[philiptellis] I love food, and I like writing about food. Follow me as I follow my nose, seeking out gastronomic delicacies wherever I find myself


Friday, May 07, 2004

Lunch Thai-m

Today's lunch was at a Thai restaurant in the POSCO building. POSCO is to Asia what TISCO is to India (irrelevant fact). Anyway, if you're Managalorean (and Rohan D'Sa and I have been exchanging several of these Mangi related posts), then you'll be able to identify with thai food. The currys are very similar, and yes, there is meat in them.

As usual, rice was served in a separate bowl to each person. Everything else was placed in the centre of the table. Yellow prawn gravy - and the prawns are quite large (no, not jumbo tiger prawns) - made with a generous dash of coconut milk I'm sure, was placed at the centre, along with some kind of chilly beef (with seriously huge red and green chillys cut into thin slices). There was also prawn fried rice, and some kind of meat fried in batter - I did not ask what it was.

The food was tasty. I managed to eat it all with my chopsticks. The most interesting thing was that even the Thai restaurants in Korea serve Kimchi.

As is true with most restaurants here (and in the US too), coke, fanta, etc., come with unlimited refills.

The restaurant was quite a walk away, and we sort of digested the food on the way back. I practiced reading the names of all the restaurants on the way.

The Korean word for rice is Pap. The Thai word for the same is Pad. Quite different from Chawal, and cooked slightly differently too.

Dinner cooked on the table

Yesterday we went for dinner to a restaurant in the Hyundai dept store building. It was on the 9th floor. Had the same veg dish that we'd had on Wednesday, but this time with a fried egg on the top. The others had a kind of meat-noodle soup.

They bring this large steel bowl with a plain soup - looks like clear brown water. This is placed on a flame in the centre of the table. They then add vegetables and spices (the standard ginger-garlic paste). Then the meat is added, and finally the noodles. I guess each is added based on how much time it takes to cook. The meat is really thin slices and red when they put it in, but brown when it comes out.

It is then served into bowls.

Once done, they add a bowl of rice into whatever soup remains in the steel bowl. That's mixed around, and then they add what looked like seaweed. Finally, an egg is broken into the mixture and mixed up with it. The egg had an orange shell, and I was told that it was a chicken's egg.

It's all mixed up and served into smaller bowls. The flame is still on throughout. It tastes good, although I think the seaweed has a funny taste - I can only describe the taste as "purple" - go figure (well, if you were to take LSD, then that taste would have caused you to see the colour purple all over (and I'm in no way telling people to go take LSD)).

It was quite an interesting dinner.
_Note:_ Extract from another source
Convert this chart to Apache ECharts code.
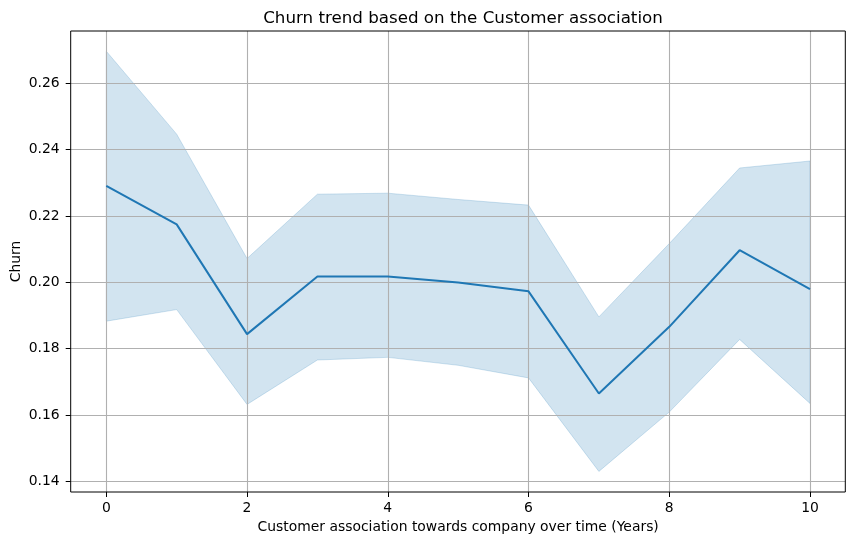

On the side I've been amusing various koreans with my "hangul reading ability".

Lunch was at TGIF's. The standard TGIF fare.

Monday, April 19, 2004

Food in Bangalore

Is there any place in bangalore where I can get good non-veg food? Kheema Paav and stuf like that.

Went to Pizza Fort the other day, and ordered a fried chicken meal. Tip - don't have the chicken there. If it had any taste it would have been overpriced, but it didn't, so let's not even talk about the price.

Saturday's lunch was at this place at Brigade road called Kohinoor. I had veg kofta and Kerala paratha. Couldn't see the difference between that and other parathas. The Koftas were filling, but that's about it. Price wise, you get what you pay for. Recommendation - unless you're starving, walk on by (and if you're not on foot, well why the heck are you looking that way?)

Sunday dinner was at Hyderabadi Biryani on Richmond Road. Had Egg biryani there. Would have preferred trying Chicken or Mutton, but since I was the only person eating, I thought it would be too much. I think I should go there and try it out again. This place isn't for you if you're vegetarian, or if you're easily turned off by unhygienic looking places. I would also not recommend the water there, but YMMV.

Sometime last week, we visited a place called Santrupti or something like that. It's just off MG Road, take a left from Trinity Circle. Food was pretty good. A couple of the guys had thalis, I had a kind of Pulao, don't remember what I ordered for, but I think I got a Kashmiri pulao. Yathin had a chole batura... and the batura was huuuuge. Food was good IMO. The pulao would have fed two persons, and it was cheap. Recommended.

Swadistha is an Andhra place at Mittal Tower. Relatively cheap Andhra thali, reasonably spicy, so keep the curd rice for the end. Um, eat there, don't eat there. No loss.

Ullas - first floor, utility building, MG Road. Good south indian food, and only good food is south indian. Don't order anything north indian there. Masala dosa was good, but they're inconsistent with where they put the butter. Wada sambar was good too. Worth a try. Go there. Not too expensive. View from the window's not that great though.

The only other time I ate out was Thursday night at the office. We ordered parathas. I had two gobi (since I'd already had methi, and aloo on the two days before, and was going to have daal on the following sunday).

Umm, well, if anyone knows where I can get kheema paav, let me know.